Market Outside Bab el-Khemis. High Atlas
Mountains Behind.


The Almohad architecture of Marrakech however brings with it an interesting "full circle" to this story. Although the Berbers have been defined since Roman times as “Barbarians” by the inability of the Romans to understand their language, the Berbers too in a similar fashion have perpetuated a name for those they cannot understand, particularly those speaking any of the Mande languages from Mali and Guinea. The name is preserved in one of the 19 major external portal gates or babs that perforate the city walls. The gate in question is the Bab Agnaou.

Bab Agnaou Main Gate

Bab Agnaou Inner Gate


Agnaou derives from the Berber Tamazight word “agnaw” which literally means a “deaf man”, implying a man who cannot understand or speak the Berber languages.
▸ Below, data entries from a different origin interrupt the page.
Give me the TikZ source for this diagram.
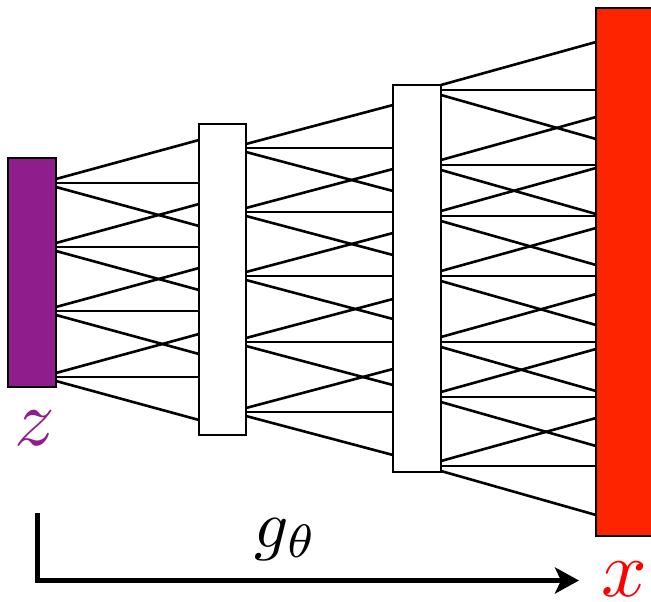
\documentclass[tikz,border=0pt]{standalone}
\usetikzlibrary{arrows.meta}
\definecolor{zpurple}{RGB}{143,30,140}
\definecolor{xred}{RGB}{255,36,0}
\begin{document}
\begin{tikzpicture}[x=1pt,y=-1pt,
  bar/.style={draw=black,line width=2.6pt,inner sep=0pt,outer sep=0pt},
  wire/.style={draw=black,line width=2.6pt},
  lbl/.style={inner sep=0pt,outer sep=0pt,anchor=base},
  flow/.style={line width=4.8pt,-{Stealth[length=24pt,width=26pt,inset=6pt]}}]
\useasboundingbox (0,0) rectangle (651,602);
\fill[white] (0,0) rectangle (651,602);

% layers: latent code, two hidden layers, output
\node[bar,fill=zpurple,minimum width=48,minimum height=229] (z) at (32,272.5) {};
\node[bar,fill=white,minimum width=47,minimum height=311] (h1) at (222.5,279.5) {};
\node[bar,fill=white,minimum width=48,minimum height=387] (h2) at (417,278.5) {};
\node[bar,fill=xred,minimum width=56,minimum height=528] (x) at (624,272) {};

% fan-out connections: each source point feeds up, straight and down
\foreach \h in {183,247,311,377}{
  \draw[wire] (z.east |- 0,\h-4) -- (h1.west |- 0,\h-43);
  \draw[wire] (z.east |- 0,\h) -- (h1.west |- 0,\h);
  \draw[wire] (z.east |- 0,\h+4) -- (h1.west |- 0,\h+43);
}
\foreach \h in {148,212,276,342,412}{
  \draw[wire] (h1.east |- 0,\h-4) -- (h2.west |- 0,\h-43);
  \draw[wire] (h1.east |- 0,\h) -- (h2.west |- 0,\h);
  \draw[wire] (h1.east |- 0,\h+4) -- (h2.west |- 0,\h+43);
}
\foreach \h in {90,165,216,276,342,397,466}{
  \draw[wire] (h2.east |- 0,\h-5) -- (x.west |- 0,\h-48);
  \draw[wire] (h2.east |- 0,\h) -- (x.west |- 0,\h);
  \draw[wire] (h2.east |- 0,\h+5) -- (x.west |- 0,\h+49);
}

% labels
\node[lbl,text=zpurple,scale=8] (zl) at (35,445) {$z$};
\node[lbl,text=red,scale=8] (xl) at (624,596) {$x$};
\node[lbl,scale=6.7] (gl) at (286,547) {$g_\theta$};

% generator direction arrow
\coordinate (a0) at (37.5,513);
\coordinate (a1) at (37.5,580.5);
\coordinate (a2) at (579,580.5);
\draw[flow] (a0) -- (a1) -- (a2);
\end{tikzpicture}
\end{document}
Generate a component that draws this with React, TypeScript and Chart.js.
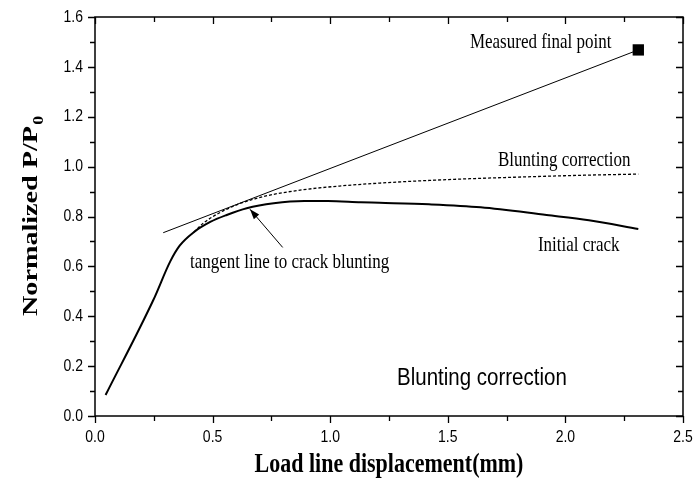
import React, { useEffect, useRef } from "react";
import { Chart, registerables } from "chart.js";

Chart.register(...registerables);

// ---- data ----
const crackX = [0.045, 0.248, 0.32, 0.36, 0.42, 0.49, 0.56, 0.645, 0.76, 0.89, 0.99, 1.13, 1.21, 1.42, 1.64, 1.92, 2.1, 2.31];
const crackY = [0.084, 0.465, 0.62, 0.683, 0.737, 0.778, 0.806, 0.833, 0.853, 0.862, 0.862, 0.857, 0.855, 0.849, 0.837, 0.806, 0.785, 0.75];

const bluntX = [0.42, 0.46, 0.52, 0.6, 0.68, 0.76, 0.9, 1.05, 1.21, 1.5, 1.8, 2.1, 2.31];
const bluntY = [0.737, 0.773, 0.81, 0.846, 0.871, 0.889, 0.909, 0.923, 0.934, 0.948, 0.958, 0.966, 0.97];

const tangentX = [0.29, 2.31];
const tangentY = [0.735, 1.468];

const finalX = [2.31];
const finalY = [1.468];

// arrow: tail then tip
const arrowX = [0.798, 0.659];
const arrowY = [0.676, 0.829];

const xTickValues = [0, 0.5, 1.0, 1.5, 2.0, 2.5];
const yTickValues = [0, 0.2, 0.4, 0.6, 0.8, 1.0, 1.2, 1.4, 1.6];

const SERIF = "'Liberation Serif', 'Times New Roman', serif";
const SANS = "'Liberation Sans', Arial, sans-serif";

// vertical stretch of text seen in the reference
const K = 1.2;

const annotations = [
  { text: "Measured final point", x: 1.594, y: 1.496, font: `17px ${SERIF}` },
  { text: "Blunting correction", x: 1.713, y: 1.026, font: `17px ${SERIF}` },
  { text: "Initial crack", x: 1.883, y: 0.682, font: `17px ${SERIF}` },
  { text: "tangent line to crack blunting", x: 0.404, y: 0.613, font: `17px ${SERIF}` },
  { text: "Blunting correction", x: 1.284, y: 0.152, font: `20.5px ${SANS}` },
];

const pts = (xs: number[], ys: number[]) => xs.map((x, i) => ({ x, y: ys[i] }));

function drawText(ctx: any, text: string, x: number, y: number, font: string, align: string, k: number) {
  ctx.save();
  ctx.translate(x, y);
  ctx.scale(1, k);
  ctx.font = font;
  ctx.textAlign = align;
  ctx.textBaseline = "middle";
  ctx.fillText(text, 0, 0);
  ctx.restore();
}

const framePlugin = {
  id: "framePlugin",
  afterDatasetsDraw(chart: any) {
    const { ctx, chartArea: a, scales } = chart;
    const xs = scales.x;
    const ys = scales.y;
    ctx.save();
    ctx.strokeStyle = "#000";
    ctx.fillStyle = "#000";

    // frame
    ctx.lineWidth = 1.5;
    ctx.strokeRect(a.left, a.top, a.right - a.left, a.bottom - a.top);

    // ticks
    ctx.lineWidth = 1.3;
    ctx.beginPath();
    for (let i = 0; i <= 10; i++) {
      const v = i * 0.25;
      const px = Math.round(xs.getPixelForValue(v)) + 0.5;
      const major = i % 2 === 0;
      const len = major ? 7 : 5;
      ctx.moveTo(px, a.bottom);
      ctx.lineTo(px, a.bottom + len);
      ctx.moveTo(px, a.top);
      ctx.lineTo(px, a.top + len);
    }
    for (let i = 0; i <= 16; i++) {
      const v = i * 0.1;
      const py = Math.round(ys.getPixelForValue(v)) + 0.5;
      const major = i % 2 === 0;
      const len = major ? 7 : 5;
      ctx.moveTo(a.left, py);
      ctx.lineTo(a.left - len, py);
      ctx.moveTo(a.right, py);
      ctx.lineTo(a.right - len, py);
    }
    ctx.stroke();

    // tick labels
    const tickFont = `14px ${SANS}`;
    for (const v of xTickValues) {
      drawText(ctx, v.toFixed(1), xs.getPixelForValue(v), a.bottom + 21, tickFont, "center", K);
    }
    for (const v of yTickValues) {
      drawText(ctx, v.toFixed(1), a.left - 12, ys.getPixelForValue(v), tickFont, "right", K);
    }

    // arrow head
    const tx = xs.getPixelForValue(arrowX[1]);
    const ty = ys.getPixelForValue(arrowY[1]);
    const sx = xs.getPixelForValue(arrowX[0]);
    const sy = ys.getPixelForValue(arrowY[0]);
    const ang = Math.atan2(ty - sy, tx - sx);
    const L = 10;
    const W = 3.5;
    ctx.beginPath();
    ctx.moveTo(tx, ty);
    ctx.lineTo(tx - L * Math.cos(ang) + W * Math.sin(ang), ty - L * Math.sin(ang) - W * Math.cos(ang));
    ctx.lineTo(tx - L * Math.cos(ang) - W * Math.sin(ang), ty - L * Math.sin(ang) + W * Math.cos(ang));
    ctx.closePath();
    ctx.fill();

    // annotations
    for (const an of annotations) {
      drawText(ctx, an.text, xs.getPixelForValue(an.x), ys.getPixelForValue(an.y), an.font, "left", K);
    }

    // x title
    drawText(ctx, "Load line displacement(mm)", (a.left + a.right) / 2, 465, `bold 22px ${SERIF}`, "center", K);

    // y title with subscript (stretched along its length)
    ctx.save();
    ctx.translate(31, (a.top + a.bottom) / 2);
    ctx.rotate(-Math.PI / 2);
    ctx.scale(1.28, 1);
    const main = "Normalized P/P";
    ctx.font = `bold 22px ${SERIF}`;
    const w1 = ctx.measureText(main).width;
    ctx.font = `bold 14px ${SERIF}`;
    const w2 = ctx.measureText("0").width;
    const total = w1 + w2;
    ctx.textAlign = "left";
    ctx.textBaseline = "middle";
    ctx.font = `bold 22px ${SERIF}`;
    ctx.fillText(main, -total / 2, 0);
    ctx.font = `bold 14px ${SERIF}`;
    ctx.fillText("0", -total / 2 + w1 + 1, 8);
    ctx.restore();

    ctx.restore();
  },
};

export default function App() {
  const ref = useRef<HTMLCanvasElement | null>(null);
  useEffect(() => {
    document.body.style.margin = "0";
    const canvas = ref.current!;
    const chart = new Chart(canvas, {
      type: "line",
      data: {
        datasets: [
          {
            data: pts(crackX, crackY),
            borderColor: "#000",
            borderWidth: 2,
            pointRadius: 0,
            cubicInterpolationMode: "monotone",
          },
          {
            data: pts(bluntX, bluntY),
            borderColor: "#000",
            borderWidth: 1.3,
            borderDash: [3, 2],
            pointRadius: 0,
            cubicInterpolationMode: "monotone",
          },
          {
            data: pts(tangentX, tangentY),
            borderColor: "#000",
            borderWidth: 1,
            pointRadius: 0,
          },
          {
            data: pts(finalX, finalY),
            showLine: false,
            pointStyle: "rect",
            pointRadius: 8,
            backgroundColor: "#000",
            borderColor: "#000",
            borderWidth: 0,
          },
          {
            data: pts(arrowX, arrowY),
            borderColor: "#000",
            borderWidth: 1,
            pointRadius: 0,
          },
        ],
      } as any,
      options: {
        responsive: false,
        animation: false,
        devicePixelRatio: 1,
        layout: { padding: { left: 0, right: 10, top: 17, bottom: 0 } },
        plugins: { legend: { display: false }, tooltip: { enabled: false } },
        scales: {
          x: {
            type: "linear",
            min: 0,
            max: 2.5,
            afterFit: (s: any) => {
              s.height = 63;
            },
            grid: { display: false, drawTicks: false },
            border: { display: false },
            ticks: { display: false },
          },
          y: {
            type: "linear",
            min: 0,
            max: 1.6,
            afterFit: (s: any) => {
              s.width = 95;
            },
            grid: { display: false, drawTicks: false },
            border: { display: false },
            ticks: { display: false },
          },
        },
      } as any,
      plugins: [framePlugin],
    });
    return () => chart.destroy();
  }, []);
  return (
    <div style={{ width: 693, height: 479, background: "#fff" }}>
      <canvas ref={ref} width={693} height={479} style={{ display: "block", width: 693, height: 479 }} />
    </div>
  );
}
The name was applied by the Berbers, as they moved southwards towards the Senegal and Niger Rivers, to the Black Sub-Saharan Africans they came in contact with but could not understand. Unlike the Romans before them however the name was not perpetuated as derogatory towards these Black African subjects and given the fact that Marrakech, or Place of the People of Kush, was probably first built or conceived as a garrison city for Black Sub-Saharan infantry units of the Berber Almoravid army and also as a home to the later Almohad armies, the ceremonial Bab Agnaou, which lead directly to the heart of the Kashba or citadel, was constructed as one of the most elaborate and therefore most honorific entrances to the city.


Marrakech was built for people from beyond the pale of language and understanding. It embraced rather than excluded the “Barbarians” and does so today.